Today's show is entitled, What is On My Podcast Player 2024 Part 3.
It is part of the series podcast recommendations.
It is hosted by Ahukah and is about 17 minutes long.
It carries an explicit flag.
The summary is, this is an update on the podcasts Ahukah listens to.
You are listening to a show from the Reserve Q. We are airing it now because we had free
slots that were not filled.
This is a community project that needs listeners to contribute shows in order to survive.
Please consider recording a show for Hacker Public Radio.
Hello, this is Ahukah, welcoming you to Hacker Public Radio and another exciting episode.
And this is going into the Reserve Q.
So if you're hearing this, that means that HPR is short of shows and you should do a show.
It's very easy to do.
For this, I've done several of these about what's in my podcast player and all I did was I went
into G Potter and exported the OPML file and printed it out and I'm just sitting here
reading through and discussing each of these podcasts.
Now I listen to a lot of podcasts so this is going to end up being a number of shows
to get through all of this.
Now I've done this before but the thing you have to understand is that things change.
I'm older.
My interests are a little bit different than what they were five or ten years ago.
And so what's in my podcast player has changed.
So with that introduction, I'm going to get going here.
And the first one I'm going to mention is a podcast called Discussing Who, which is
about Dr.
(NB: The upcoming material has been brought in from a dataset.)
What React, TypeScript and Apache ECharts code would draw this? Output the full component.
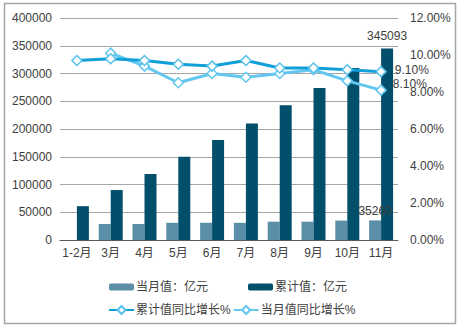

Who, one of my passions.
Now this is one of my favorite Dr. Who podcasts.
It features three gentlemen from the southern part of the United States.
Kyle Jones and Clarence Brown are both from Mississippi as I understand it.
And Lee Shackleford is from North Carolina.
And they've got a discussing network that does a number.
They do a discussing who, they do a discussing trek that goes into Star Trek.
And I've probably several other things.
The Dr. Who one is the one that I'm interested in.
Now Kyle Jones and Lee Shackleford initially got involved with a podcast that sadly does
not exist anymore called Dr. Who Pod Shock.
And this was really, I think, one of the very first Dr. Who podcasts started up right
around the time that Dr. Who came back in 2005.
And they ran for a number of years and then as happens sometimes, circumstances changed
and the podcast has disappeared.
But Kyle and Lee were on that podcast together at one point.
And then when Pod Shock disappeared, they set up discussing who and it has become one
of my favorites.
Lee Shackleford is a playwright.
And he will probably get to discussing one of his solo podcasts, which is really a audio
drama.
But he brings some insight from being a playwright into the discussion.
Now, I'm going to put in the show notes links to each of the podcasts that I talk about.
So if one of them happens to catch your attention, you can just go to the show notes and sign
up and start listening.
Now the next one is called Talk More Talk, a solo Beatles cast.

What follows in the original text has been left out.